* START *
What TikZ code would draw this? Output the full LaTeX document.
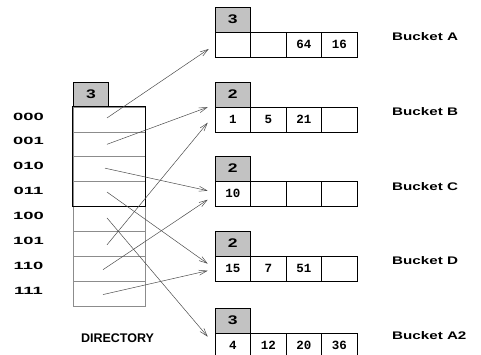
\documentclass[tikz,border=0pt]{standalone}
\usepackage{fontspec}
\setmainfont{Liberation Sans}
\newfontfamily\cellfont{Liberation Mono}
\usetikzlibrary{arrows.meta}

% horizontally widened text
\newcommand\widetxt[2]{\scalebox{#1}[1]{#2}}

\tikzset{
  hdr/.style={draw=black, fill=black!24, minimum width=35.5pt, minimum height=25pt,
    inner sep=0pt, line width=0.6pt, font=\bfseries\fontsize{12.5}{13}\selectfont},
  cellbox/.style={draw=black, minimum width=35.5pt, minimum height=25pt, inner sep=0pt,
    line width=0.6pt, font=\cellfont\bfseries\fontsize{12.5}{13}\selectfont},
  dirrow/.style={draw=black!45, minimum width=72pt, minimum height=24.875pt,
    inner sep=0pt, line width=0.6pt},
  rowlbl/.style={font=\bfseries\fontsize{10.5}{11}\selectfont, inner sep=0pt},
  bktlbl/.style={font=\bfseries\fontsize{11}{12}\selectfont, anchor=west, inner sep=0pt},
  ptr/.style={draw=black!70, line width=0.5pt, -{Straight Barb[length=8pt,width=5pt]}},
}

\begin{document}
\begin{tikzpicture}[x=1pt, y=-1pt]
\useasboundingbox (0,0) rectangle (481,355);
\clip (0,0) rectangle (481,355);

% ---------- directory ----------
\node[hdr] (dirhdr) at (91,94.5) {\widetxt{1.4}{3}};
\foreach \i/\b in {0/000,1/001,2/010,3/011,4/100,5/101,6/110,7/111}{
  \node[dirrow] (r\i) at (109,{107+24.875*(\i+0.5)}) {};
  \node[rowlbl] (l\i) at (28.5,{107+24.875*(\i+0.5)-3}) {\widetxt{1.75}{\b}};
}
\draw[black, line width=0.7pt] (r0.north west) rectangle (r3.south east);
\node[font=\bfseries\fontsize{12.5}{13}\selectfont] (dirname) at (117.5,338) {DIRECTORY};

% ---------- buckets ----------
% name / top of header / header digit / cell contents
\foreach \n/\t/\d/\ca/\cb/\cc/\cd in
  {bA/7/3/{}/{}/64/16, bB/82/2/1/5/21/{}, bC/156/2/10/{}/{}/{},
   bD/231/2/15/7/51/{}, bE/308/3/4/12/20/36}{
  \node[hdr] (\n h) at (232.75,\t+12.5) {\widetxt{1.4}{\d}};
  \node[cellbox] (\n c0) at (232.75,\t+37.5) {\ca};
  \node[cellbox] (\n c1) at (268.25,\t+37.5) {\cb};
  \node[cellbox] (\n c2) at (303.75,\t+37.5) {\cc};
  \node[cellbox] (\n c3) at (339.25,\t+37.5) {\cd};
}
\node[bktlbl] (ta) at (392,37)  {\widetxt{1.38}{Bucket A}};
\node[bktlbl] (tb) at (392,112) {\widetxt{1.38}{Bucket B}};
\node[bktlbl] (tc) at (392,187) {\widetxt{1.38}{Bucket C}};
\node[bktlbl] (td) at (392,261) {\widetxt{1.38}{Bucket D}};
\node[bktlbl] (te) at (392,336) {\widetxt{1.38}{Bucket A2}};

% ---------- pointers ----------
\coordinate (s0) at ([xshift=-2pt,yshift=1.5pt]r0.center);
\coordinate (s1) at ([xshift=-2pt,yshift=0pt]r1.center);
\coordinate (s2) at ([xshift=-4pt,yshift=1pt]r2.center);
\coordinate (s3) at ([xshift=-2pt,yshift=2pt]r3.center);
\coordinate (s4) at ([xshift=-2pt,yshift=1pt]r4.center);
\coordinate (s5) at ([xshift=-2pt,yshift=-1pt]r5.center);
\coordinate (s6) at ([xshift=-6pt,yshift=-1pt]r6.center);
\coordinate (s7) at ([xshift=-6pt,yshift=-1pt]r7.center);

\coordinate (ea)  at ([xshift=-6pt,yshift=-4.5pt]bAc0.west);
\coordinate (eb1) at ([xshift=-7pt,yshift=-0.5pt]bBc0.north west);
\coordinate (eb2) at ([xshift=-7pt,yshift=-16pt]bBc0.north west);
\coordinate (ec1) at ([xshift=-7pt,yshift=-10pt]bCc0.north west);
\coordinate (ec2) at ([xshift=-7pt,yshift=-19pt]bCc0.north west);
\coordinate (ed1) at ([xshift=-7pt,yshift=-8pt]bDc0.north west);
\coordinate (ed2) at ([xshift=-7pt,yshift=-15pt]bDc0.north west);
\coordinate (ee)  at ([xshift=-7pt,yshift=-4pt]bEc0.north west);

\draw[ptr] (s0) -- (ea);
\draw[ptr] (s1) -- (eb1);
\draw[ptr] (s5) -- (eb2);
\draw[ptr] (s2) -- (ec1);
\draw[ptr] (s6) -- (ec2);
\draw[ptr] (s3) -- (ed1);
\draw[ptr] (s7) -- (ed2);
\draw[ptr] (s4) -- (ee);
\end{tikzpicture}
\end{document}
* END *
*Problem description*. Make an exact copy of the listing above. Do not include the pictures.

*Written answer*.
What TikZ code would draw this? Output the full LaTeX document.
\documentclass[tikz,border=0pt]{standalone}
\usepackage{fontspec}
\setmainfont{Liberation Sans}
\newfontfamily\cellfont{Liberation Mono}
\usetikzlibrary{arrows.meta}

% horizontally widened text
\newcommand\widetxt[2]{\scalebox{#1}[1]{#2}}

\tikzset{
  hdr/.style={draw=black, fill=black!24, minimum width=35.5pt, minimum height=25pt,
    inner sep=0pt, line width=0.6pt, font=\bfseries\fontsize{12.5}{13}\selectfont},
  cellbox/.style={draw=black, minimum width=35.5pt, minimum height=25pt, inner sep=0pt,
    line width=0.6pt, font=\cellfont\bfseries\fontsize{12.5}{13}\selectfont},
  dirrow/.style={draw=black!45, minimum width=72pt, minimum height=24.875pt,
    inner sep=0pt, line width=0.6pt},
  rowlbl/.style={font=\bfseries\fontsize{10.5}{11}\selectfont, inner sep=0pt},
  bktlbl/.style={font=\bfseries\fontsize{11}{12}\selectfont, anchor=west, inner sep=0pt},
  ptr/.style={draw=black!70, line width=0.5pt, -{Straight Barb[length=8pt,width=5pt]}},
}

\begin{document}
\begin{tikzpicture}[x=1pt, y=-1pt]
\useasboundingbox (0,0) rectangle (481,355);
\clip (0,0) rectangle (481,355);

% ---------- directory ----------
\node[hdr] (dirhdr) at (91,94.5) {\widetxt{1.4}{3}};
\foreach \i/\b in {0/000,1/001,2/010,3/011,4/100,5/101,6/110,7/111}{
  \node[dirrow] (r\i) at (109,{107+24.875*(\i+0.5)}) {};
  \node[rowlbl] (l\i) at (28.5,{107+24.875*(\i+0.5)-3}) {\widetxt{1.75}{\b}};
}
\draw[black, line width=0.7pt] (r0.north west) rectangle (r3.south east);
\node[font=\bfseries\fontsize{12.5}{13}\selectfont] (dirname) at (117.5,338) {DIRECTORY};

% ---------- buckets ----------
% name / top of header / header digit / cell contents
\foreach \n/\t/\d/\ca/\cb/\cc/\cd in
  {bA/7/3/{}/{}/64/16, bB/82/2/1/5/21/{}, bC/156/2/10/{}/{}/{},
   bD/231/2/15/7/51/{}, bE/308/3/4/12/20/36}{
  \node[hdr] (\n h) at (232.75,\t+12.5) {\widetxt{1.4}{\d}};
  \node[cellbox] (\n c0) at (232.75,\t+37.5) {\ca};
  \node[cellbox] (\n c1) at (268.25,\t+37.5) {\cb};
  \node[cellbox] (\n c2) at (303.75,\t+37.5) {\cc};
  \node[cellbox] (\n c3) at (339.25,\t+37.5) {\cd};
}
\node[bktlbl] (ta) at (392,37)  {\widetxt{1.38}{Bucket A}};
\node[bktlbl] (tb) at (392,112) {\widetxt{1.38}{Bucket B}};
\node[bktlbl] (tc) at (392,187) {\widetxt{1.38}{Bucket C}};
\node[bktlbl] (td) at (392,261) {\widetxt{1.38}{Bucket D}};
\node[bktlbl] (te) at (392,336) {\widetxt{1.38}{Bucket A2}};

% ---------- pointers ----------
\coordinate (s0) at ([xshift=-2pt,yshift=1.5pt]r0.center);
\coordinate (s1) at ([xshift=-2pt,yshift=0pt]r1.center);
\coordinate (s2) at ([xshift=-4pt,yshift=1pt]r2.center);
\coordinate (s3) at ([xshift=-2pt,yshift=2pt]r3.center);
\coordinate (s4) at ([xshift=-2pt,yshift=1pt]r4.center);
\coordinate (s5) at ([xshift=-2pt,yshift=-1pt]r5.center);
\coordinate (s6) at ([xshift=-6pt,yshift=-1pt]r6.center);
\coordinate (s7) at ([xshift=-6pt,yshift=-1pt]r7.center);

\coordinate (ea)  at ([xshift=-6pt,yshift=-4.5pt]bAc0.west);
\coordinate (eb1) at ([xshift=-7pt,yshift=-0.5pt]bBc0.north west);
\coordinate (eb2) at ([xshift=-7pt,yshift=-16pt]bBc0.north west);
\coordinate (ec1) at ([xshift=-7pt,yshift=-10pt]bCc0.north west);
\coordinate (ec2) at ([xshift=-7pt,yshift=-19pt]bCc0.north west);
\coordinate (ed1) at ([xshift=-7pt,yshift=-8pt]bDc0.north west);
\coordinate (ed2) at ([xshift=-7pt,yshift=-15pt]bDc0.north west);
\coordinate (ee)  at ([xshift=-7pt,yshift=-4pt]bEc0.north west);

\draw[ptr] (s0) -- (ea);
\draw[ptr] (s1) -- (eb1);
\draw[ptr] (s5) -- (eb2);
\draw[ptr] (s2) -- (ec1);
\draw[ptr] (s6) -- (ec2);
\draw[ptr] (s3) -- (ed1);
\draw[ptr] (s7) -- (ed2);
\draw[ptr] (s4) -- (ee);
\end{tikzpicture}
\end{document}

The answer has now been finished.